My interest in cricket was always more physical than observational. I wanted to play the game, which is ironic as I am not particularly athletic and physically unskilled. As a child, I tried reading my grandfather’s copies of Wisden, but it didn’t really click for me. I probably wasn’t even aware of “cricket statistics” until after I read Moneyball.

Have you been disenfranchised in any similar way since? What about the field of statistics itself? Has the rebranding of statistics been a good thing, insofar as it brings people from diverse backgrounds into statistics, including cricket ‘’data scientists’’, perhaps?
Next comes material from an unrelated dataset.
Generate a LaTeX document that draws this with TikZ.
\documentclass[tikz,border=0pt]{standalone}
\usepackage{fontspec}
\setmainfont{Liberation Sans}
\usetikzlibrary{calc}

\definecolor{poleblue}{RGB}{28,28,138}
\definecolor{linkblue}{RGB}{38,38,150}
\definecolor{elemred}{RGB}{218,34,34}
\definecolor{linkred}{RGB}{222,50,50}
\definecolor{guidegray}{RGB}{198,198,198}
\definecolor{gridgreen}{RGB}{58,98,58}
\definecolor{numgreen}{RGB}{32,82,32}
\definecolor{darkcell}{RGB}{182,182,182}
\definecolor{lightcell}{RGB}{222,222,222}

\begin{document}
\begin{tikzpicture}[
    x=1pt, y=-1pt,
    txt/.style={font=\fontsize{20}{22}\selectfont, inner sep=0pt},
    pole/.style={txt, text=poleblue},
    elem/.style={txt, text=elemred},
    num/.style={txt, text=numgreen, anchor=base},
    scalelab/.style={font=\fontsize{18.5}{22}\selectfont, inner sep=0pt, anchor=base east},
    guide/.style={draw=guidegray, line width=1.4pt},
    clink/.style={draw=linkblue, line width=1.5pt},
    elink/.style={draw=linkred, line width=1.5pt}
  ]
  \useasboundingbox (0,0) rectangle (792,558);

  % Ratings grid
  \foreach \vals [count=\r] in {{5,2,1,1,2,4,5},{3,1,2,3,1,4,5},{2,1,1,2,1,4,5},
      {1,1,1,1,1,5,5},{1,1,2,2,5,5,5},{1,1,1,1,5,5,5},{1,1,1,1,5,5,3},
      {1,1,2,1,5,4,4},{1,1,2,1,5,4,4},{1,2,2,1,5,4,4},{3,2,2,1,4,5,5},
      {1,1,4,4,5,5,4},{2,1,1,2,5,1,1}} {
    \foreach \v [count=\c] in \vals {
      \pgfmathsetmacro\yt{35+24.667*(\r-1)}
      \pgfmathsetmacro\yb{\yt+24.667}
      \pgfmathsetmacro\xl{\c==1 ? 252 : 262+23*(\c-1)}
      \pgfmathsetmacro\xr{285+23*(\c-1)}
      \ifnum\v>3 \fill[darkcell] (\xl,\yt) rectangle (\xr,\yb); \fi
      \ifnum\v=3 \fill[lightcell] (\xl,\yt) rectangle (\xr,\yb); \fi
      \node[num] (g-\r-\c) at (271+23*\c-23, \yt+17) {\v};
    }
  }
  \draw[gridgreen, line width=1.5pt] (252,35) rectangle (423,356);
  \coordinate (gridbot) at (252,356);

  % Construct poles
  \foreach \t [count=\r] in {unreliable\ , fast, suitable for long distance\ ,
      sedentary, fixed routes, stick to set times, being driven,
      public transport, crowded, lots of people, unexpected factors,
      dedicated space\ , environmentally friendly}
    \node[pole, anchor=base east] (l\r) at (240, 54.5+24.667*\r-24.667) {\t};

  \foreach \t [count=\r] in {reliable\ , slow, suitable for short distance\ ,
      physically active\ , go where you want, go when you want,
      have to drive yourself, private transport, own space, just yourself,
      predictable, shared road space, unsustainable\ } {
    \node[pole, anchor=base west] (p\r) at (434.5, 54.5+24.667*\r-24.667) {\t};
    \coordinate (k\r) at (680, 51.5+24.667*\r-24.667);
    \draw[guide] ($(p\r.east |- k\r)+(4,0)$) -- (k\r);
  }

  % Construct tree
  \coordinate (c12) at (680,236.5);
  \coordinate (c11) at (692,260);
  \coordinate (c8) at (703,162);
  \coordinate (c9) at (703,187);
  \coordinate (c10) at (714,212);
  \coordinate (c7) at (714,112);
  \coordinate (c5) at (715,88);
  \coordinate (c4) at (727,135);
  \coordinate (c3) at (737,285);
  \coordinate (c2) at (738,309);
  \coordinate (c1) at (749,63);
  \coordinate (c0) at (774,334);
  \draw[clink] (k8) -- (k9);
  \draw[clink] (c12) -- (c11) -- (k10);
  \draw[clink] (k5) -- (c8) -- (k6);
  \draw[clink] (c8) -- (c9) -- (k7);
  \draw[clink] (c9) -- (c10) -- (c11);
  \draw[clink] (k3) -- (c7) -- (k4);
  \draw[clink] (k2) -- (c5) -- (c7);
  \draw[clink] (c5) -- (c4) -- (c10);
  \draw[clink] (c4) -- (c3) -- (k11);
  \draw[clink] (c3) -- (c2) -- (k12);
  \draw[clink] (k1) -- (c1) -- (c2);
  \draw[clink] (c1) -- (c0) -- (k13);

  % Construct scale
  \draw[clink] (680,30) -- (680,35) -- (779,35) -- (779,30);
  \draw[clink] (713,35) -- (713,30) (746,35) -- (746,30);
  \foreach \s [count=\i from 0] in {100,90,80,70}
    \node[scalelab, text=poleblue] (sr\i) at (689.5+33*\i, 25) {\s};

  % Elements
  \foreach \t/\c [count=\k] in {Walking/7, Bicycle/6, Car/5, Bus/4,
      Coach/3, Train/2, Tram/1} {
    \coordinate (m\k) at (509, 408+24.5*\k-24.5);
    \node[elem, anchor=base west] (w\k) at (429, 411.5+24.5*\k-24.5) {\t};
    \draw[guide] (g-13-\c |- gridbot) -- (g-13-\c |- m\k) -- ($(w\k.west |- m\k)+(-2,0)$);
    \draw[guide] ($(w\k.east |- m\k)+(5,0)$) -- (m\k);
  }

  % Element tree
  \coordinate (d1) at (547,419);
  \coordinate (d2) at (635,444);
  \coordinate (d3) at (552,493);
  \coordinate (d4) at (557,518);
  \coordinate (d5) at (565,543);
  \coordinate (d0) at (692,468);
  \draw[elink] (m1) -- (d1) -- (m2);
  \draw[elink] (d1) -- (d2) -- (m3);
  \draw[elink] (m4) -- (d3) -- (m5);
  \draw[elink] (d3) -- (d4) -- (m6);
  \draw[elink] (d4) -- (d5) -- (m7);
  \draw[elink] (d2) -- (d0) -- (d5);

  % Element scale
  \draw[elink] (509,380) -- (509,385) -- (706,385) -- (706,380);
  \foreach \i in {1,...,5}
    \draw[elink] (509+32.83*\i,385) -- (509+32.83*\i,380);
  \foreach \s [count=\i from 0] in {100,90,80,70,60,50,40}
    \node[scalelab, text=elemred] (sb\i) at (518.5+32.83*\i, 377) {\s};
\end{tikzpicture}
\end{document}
Regarding the “rebranding of statistics,” I’m very happy to see a realization that data-driven reasoning should be the anchor of business success. I’ve participated in businesses that succeed due to putting the “data people” in the driving seat and that’s definitely a good thing. I’m a little frustrated by the development of a culture of coding over modeling, though, as platforms come and go and I like my people to be interested in the data, not the code.

Your grandmother, Lorna Baugh, was an expert in PDEs or could at least bluff the same. She worked at Bletchley Park and I have to wonder if Bayesianism travels down the female side of the family. Where does that place you ethnically, if we are talking Frequentism and Bayes?

I’ve gone back and forth a bit on Bayesian vs Frequentist statistics. As I write, from experience of Quantum Field Theory, and the postulates regarding its interpretation in terms of the fundamental randomness of the Universe, I feel that the physical sciences are full of examples of good frequentist behaviour.

I recognize the intellectual attraction of Bayes, and regard Jeffrey’s Theory of Probability as an important book for every student of statistical science. But I also see the point of Fisher’s objection that if the interpretation of the outcome of an experiment is subjective then it’s just not science.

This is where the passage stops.